Because you didn't realise that the Napoleonic Wars ended in 1815 not 1818, because you suggested a book about daily life in Elizabethan England as a resource for life in the Regency period (rather like suggesting someone researches Abigail Adams as background for the life of a president's wife when writing about Jackie Kennedy) etc... It's one thing not knowing about a specifc point, like the original poster's question, it's quite different not knowing the basic facts about your period and the date of the major war during that period is a basic fact. You also said in an earlier post you weren't being "picky" about details - when writing a historical novel you have to be, even more than when wriiting a contemporary novel, because you'll get caught out by your readers. Established bestselling authors can get away with being slapdash, new ones can't, their publishers don't like it when they get letters of complaint about details. 

I can't think why you believe I don't trust journalists - I said you are a journalist so you must know how to do research, it's part of your job. I was merely stating a fact, research will probably come easier to you than for someone who has never tried researching anything, that's all.

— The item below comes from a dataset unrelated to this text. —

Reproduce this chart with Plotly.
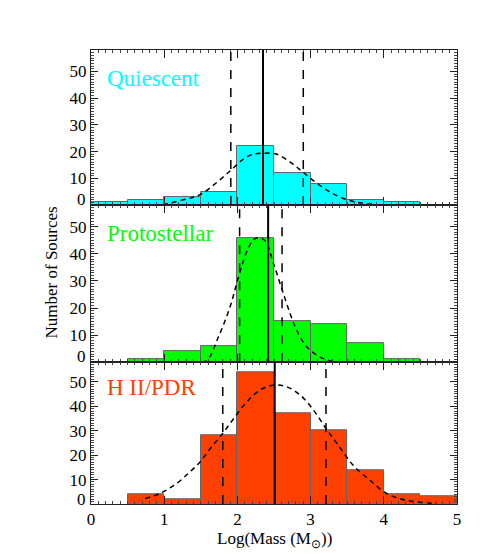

Many apologies if I've offended you, it wasn't meant, but as the granddaughter of a passionate historian (whose books are still used as texts in some US universities) and the writer of historical novels myself I do take historical accuracy seriously, after all nothing destroys the world of a novel quicker than discovering that the writer has made a fundamental error.


----------



## Cat Laurelle (Sep 29, 2011)

Forget I ever put up this thread, I was barely starting to fact check when I put it up. Can anyone tell me how to remove myself from this site? I've been repeatedly attacked no matter where I post anything.


----------



## adventuringheroine (Jun 28, 2013)

I'm also attempting to write something set in the regency era and had a question about ranking... My heroine's father is a second son of a gentleman (around the Bennet's wealth maybe a bit more) and I'm wondering what's the highest rank he could have?


----------



## Joanna Stone (Jul 21, 2013)

adventuringheroine said:


> I'm also attempting to write something set in the regency era and had a question about ranking... My heroine's father is a second son of a gentleman (around the Bennet's wealth maybe a bit more) and I'm wondering what's the highest rank he could have?

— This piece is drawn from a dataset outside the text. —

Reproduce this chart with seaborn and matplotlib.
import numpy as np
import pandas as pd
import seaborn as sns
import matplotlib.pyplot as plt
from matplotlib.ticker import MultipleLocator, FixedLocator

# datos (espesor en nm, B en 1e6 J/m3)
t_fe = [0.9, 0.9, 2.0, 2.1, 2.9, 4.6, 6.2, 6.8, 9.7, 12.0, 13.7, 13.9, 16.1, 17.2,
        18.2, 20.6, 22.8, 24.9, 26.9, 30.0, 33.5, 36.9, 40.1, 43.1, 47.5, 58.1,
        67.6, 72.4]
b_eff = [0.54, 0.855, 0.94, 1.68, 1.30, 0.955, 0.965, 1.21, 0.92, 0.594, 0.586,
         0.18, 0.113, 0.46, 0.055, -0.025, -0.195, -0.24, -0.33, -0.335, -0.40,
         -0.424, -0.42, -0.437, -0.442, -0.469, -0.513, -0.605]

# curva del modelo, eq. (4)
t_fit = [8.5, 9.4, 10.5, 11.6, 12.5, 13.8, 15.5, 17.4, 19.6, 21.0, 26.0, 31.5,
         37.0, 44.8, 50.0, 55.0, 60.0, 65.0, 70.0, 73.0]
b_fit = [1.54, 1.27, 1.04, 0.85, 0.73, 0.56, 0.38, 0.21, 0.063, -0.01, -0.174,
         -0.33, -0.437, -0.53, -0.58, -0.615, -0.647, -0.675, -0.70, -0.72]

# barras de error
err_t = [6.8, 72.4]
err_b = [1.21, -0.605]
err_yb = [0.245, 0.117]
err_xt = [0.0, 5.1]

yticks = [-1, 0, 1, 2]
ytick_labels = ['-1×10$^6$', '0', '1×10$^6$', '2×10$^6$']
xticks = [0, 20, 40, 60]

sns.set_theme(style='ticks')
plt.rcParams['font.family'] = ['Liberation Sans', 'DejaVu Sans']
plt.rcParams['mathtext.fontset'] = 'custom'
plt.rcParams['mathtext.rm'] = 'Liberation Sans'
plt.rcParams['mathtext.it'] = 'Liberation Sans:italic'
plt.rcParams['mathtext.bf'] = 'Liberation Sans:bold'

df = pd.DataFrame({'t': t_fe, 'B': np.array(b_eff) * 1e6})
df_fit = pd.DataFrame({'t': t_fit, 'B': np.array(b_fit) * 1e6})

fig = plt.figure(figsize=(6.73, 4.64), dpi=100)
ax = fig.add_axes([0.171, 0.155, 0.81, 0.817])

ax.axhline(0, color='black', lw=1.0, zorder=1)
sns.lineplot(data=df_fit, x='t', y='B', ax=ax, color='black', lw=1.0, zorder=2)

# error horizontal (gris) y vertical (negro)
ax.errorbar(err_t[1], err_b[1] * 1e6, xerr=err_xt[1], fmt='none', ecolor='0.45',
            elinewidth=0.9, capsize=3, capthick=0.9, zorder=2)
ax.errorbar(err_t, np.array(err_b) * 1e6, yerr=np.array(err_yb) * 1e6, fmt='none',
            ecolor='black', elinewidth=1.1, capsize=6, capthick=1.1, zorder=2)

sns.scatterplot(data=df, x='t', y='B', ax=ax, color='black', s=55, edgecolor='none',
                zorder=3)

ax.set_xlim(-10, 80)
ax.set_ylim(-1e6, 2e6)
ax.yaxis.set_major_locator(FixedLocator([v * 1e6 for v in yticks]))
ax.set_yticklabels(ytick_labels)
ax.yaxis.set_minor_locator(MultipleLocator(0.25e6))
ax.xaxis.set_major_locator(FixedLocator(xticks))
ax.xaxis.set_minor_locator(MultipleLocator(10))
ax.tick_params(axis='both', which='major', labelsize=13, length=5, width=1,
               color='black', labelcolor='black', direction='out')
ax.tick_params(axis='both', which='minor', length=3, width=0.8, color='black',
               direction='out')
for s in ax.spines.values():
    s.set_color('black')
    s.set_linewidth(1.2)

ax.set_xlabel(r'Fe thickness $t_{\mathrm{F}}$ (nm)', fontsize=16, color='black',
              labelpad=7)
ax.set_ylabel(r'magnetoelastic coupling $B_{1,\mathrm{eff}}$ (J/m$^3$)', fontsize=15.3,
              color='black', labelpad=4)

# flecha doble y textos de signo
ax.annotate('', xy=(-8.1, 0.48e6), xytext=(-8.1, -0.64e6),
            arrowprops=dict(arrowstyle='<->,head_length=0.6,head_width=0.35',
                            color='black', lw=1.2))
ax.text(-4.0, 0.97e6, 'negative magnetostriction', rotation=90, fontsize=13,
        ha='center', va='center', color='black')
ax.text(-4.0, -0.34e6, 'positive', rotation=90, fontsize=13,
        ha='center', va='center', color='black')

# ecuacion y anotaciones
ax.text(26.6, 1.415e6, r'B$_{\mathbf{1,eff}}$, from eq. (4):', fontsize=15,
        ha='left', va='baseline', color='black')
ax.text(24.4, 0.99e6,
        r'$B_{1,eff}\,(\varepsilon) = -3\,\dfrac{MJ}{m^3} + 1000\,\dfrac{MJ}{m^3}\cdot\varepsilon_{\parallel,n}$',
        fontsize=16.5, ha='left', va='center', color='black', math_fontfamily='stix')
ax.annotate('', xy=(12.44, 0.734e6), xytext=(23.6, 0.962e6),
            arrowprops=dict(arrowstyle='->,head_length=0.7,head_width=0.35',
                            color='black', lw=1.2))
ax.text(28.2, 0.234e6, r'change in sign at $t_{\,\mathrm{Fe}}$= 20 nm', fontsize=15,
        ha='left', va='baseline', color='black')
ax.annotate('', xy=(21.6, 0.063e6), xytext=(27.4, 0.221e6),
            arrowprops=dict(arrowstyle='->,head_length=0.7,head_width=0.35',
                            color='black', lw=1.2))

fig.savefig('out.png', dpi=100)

  If his father is just a gentleman (ie, doesn't have any form of title) a second son will be mister; Mr David Smith, his wife will be Mrs David Smith
The second sons of Baronets (Sir John Smith) and Barons (Lord Smith) are Mr ... Mr David Smith
The second sons of Vicounts and Earls are Honourables; The Honourable David Smith - only adressed like that on letters and when being announced, in company people will address them as Mr Smith not The Honorable David or the Hon Smith.  His wife would be The Honourable Mrs David Smith
The daughters of Vicounts are Honourables, of Earls Lady; Lady Davina Smith, in company spoken to as Lady Davina not Lady Smith
The younger sons of marquis' and Dukes are Lords; Lord David Smith and are addressed as Lord David. His wife would be Lady David Smith and in company people would say, 'More tea, Lady David?'

Unlike some continental countries younger sons of English peers don't pass on any form of their title to their children.

Hope this helps


----------



## Sparktheunknown (Jul 27, 2013)

Aww. did Cat really leave? Its been almost a year. I guess so. I hate it when other writers eviscerate each other. As if one might drop dead for just supporting someone who's trying something new and instead of being the judge and executioner themselves just leave it up to free market.


----------